Why PROTECT IP/SOPA Is The Exact Wrong Approach To Dealing With Infringement Online
from the you're-getting-the-problem-backwards dept
As the various “battle lines” are supposedly being drawn between the entertainment industry and the tech industry in the fight over PROTECT IP/SOPA, it’s worth pointing out that nothing is further from the truth. For decades, the tech industry has regularly supplied all sorts of useful new technologies to the content industry that has allowed them to make more money, while decreasing their costs of production, distribution and promotion. Of course, the problem is that every time the tech industry does so, the entertainment industry flips out and misinterprets efficiency as some evil form of “piracy.” That’s because, as an industry, the entertainment industry has always focused on keeping things inefficient and on making money in the complexity of inefficiency. Making things more efficient messes with that business model… even if it always (always!) opens up greater opportunity.

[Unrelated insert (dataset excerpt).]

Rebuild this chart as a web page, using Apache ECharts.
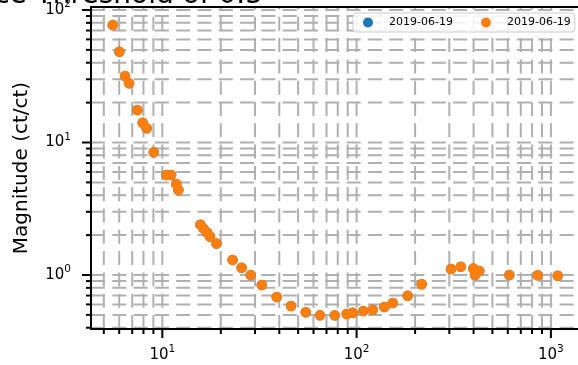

The latest technological problem is the internet, which is, by default, the world’s greatest copy machine. It’s also a phenomenal tool for creation, promotion and distribution of works. It’s also a fantastic tool for monetization… but not in the traditional ways.

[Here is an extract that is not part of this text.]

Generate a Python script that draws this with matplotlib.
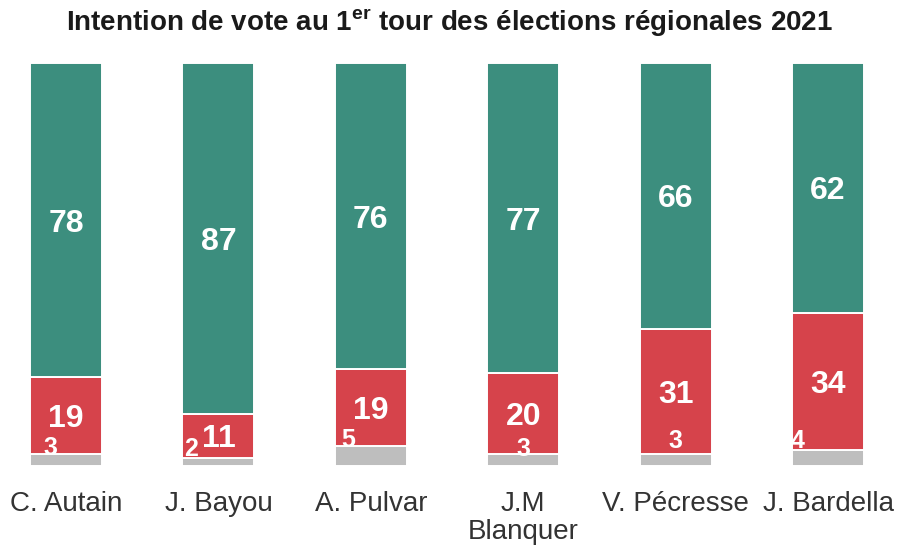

The industry, of course, freaks out and declares that the problem is “piracy.” And, let’s be totally clear here: “piracy” is a problem for the legacy industries that it disrupts.
But what kind of problem?
The industry has interpreted it as a legal problem, or an enforcement problem. However, there’s little evidence to support this assertion. In fact, there’s a tremendous amount of empirical evidence that it’s not an enforcement problem at all.

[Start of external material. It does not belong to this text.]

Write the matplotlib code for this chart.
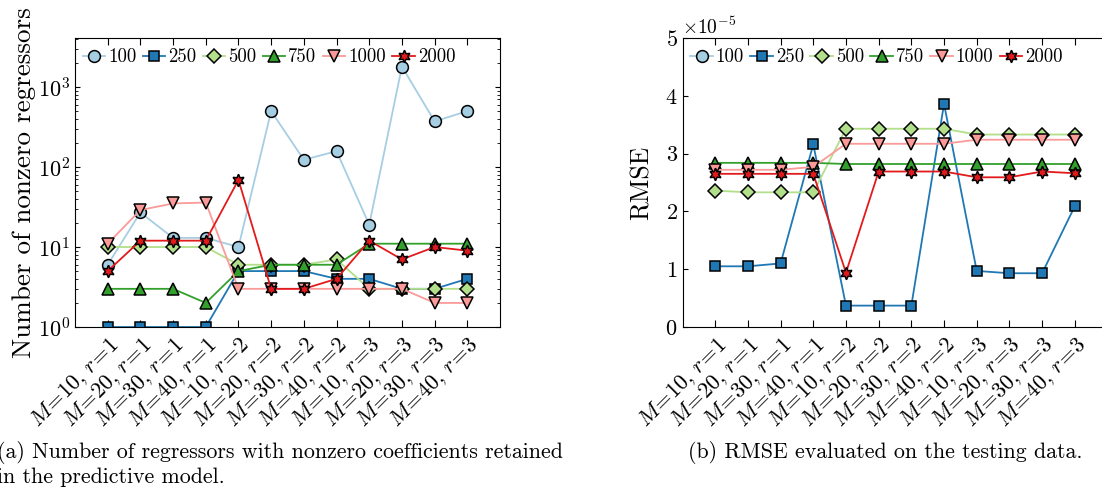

Instead, it appears to be a business model problem. The money being spent by fans continues to rise, not shrink. It’s just that it’s going to different places than it did in the past. That suggests a business problem for the legacy players who have had their businesses decimated. So, again, let’s agree on a fundamental point: “piracy” is absolutely a problem for the legacy players. The money is still being spent, but it’s a business problem in that the money is shifting to other venues.
Given this simple realization (piracy is a business problem, not a legal/enforcement problem), you can pretty quickly understand why SOPA/PROTECT IP is the exact wrong approach that will actually do more harm to the entertainment industry. That’s because what the entertainment industry needs to adapt and change its business are the new platforms that make it easier for them to make money. As we’ve seen over and over again, the most successful (by far) “attack” against piracy is awesome new platforms that give customers what they want, such as Spotify and Netflix. Services like those have been shown, repeatedly, to be the single best way to cut down “piracy,” because they offer something better, something more convenient and with better features.
Unfortunately, SOPA/PROTECT IP actually makes it much harder and much more expensive to develop the next generation of platforms that will help to solve the business problem the entertainment industry faces. The main “enforcement” mechanism in these bills is to put liability on third party service providers coming from the tech industry, undermining the safe harbors of the DMCA and the legal framework that has allowed tons of important internet platforms to evolve. It makes it so that next generation of Spotifys and Netflixes can’t even get started. The liability and the risk is much higher. Rather than two guys in a garage coming up with the next great thing, they need two guys and a dozen lawyers. That makes the garage crowded. And expensive. And it means the venture capitalists, who fund innovation, will be a lot less likely to invest.
The end result of attacking a business problem as if it were a legal problem is that it leads to attacking the key thing that the entertainment industry needs to deal with the problem created by piracy. In other words, by misunderstanding the nature of the problem, the entertainment industry is (yet again) aiming the weapons that the tech industry has given them right at their own feet.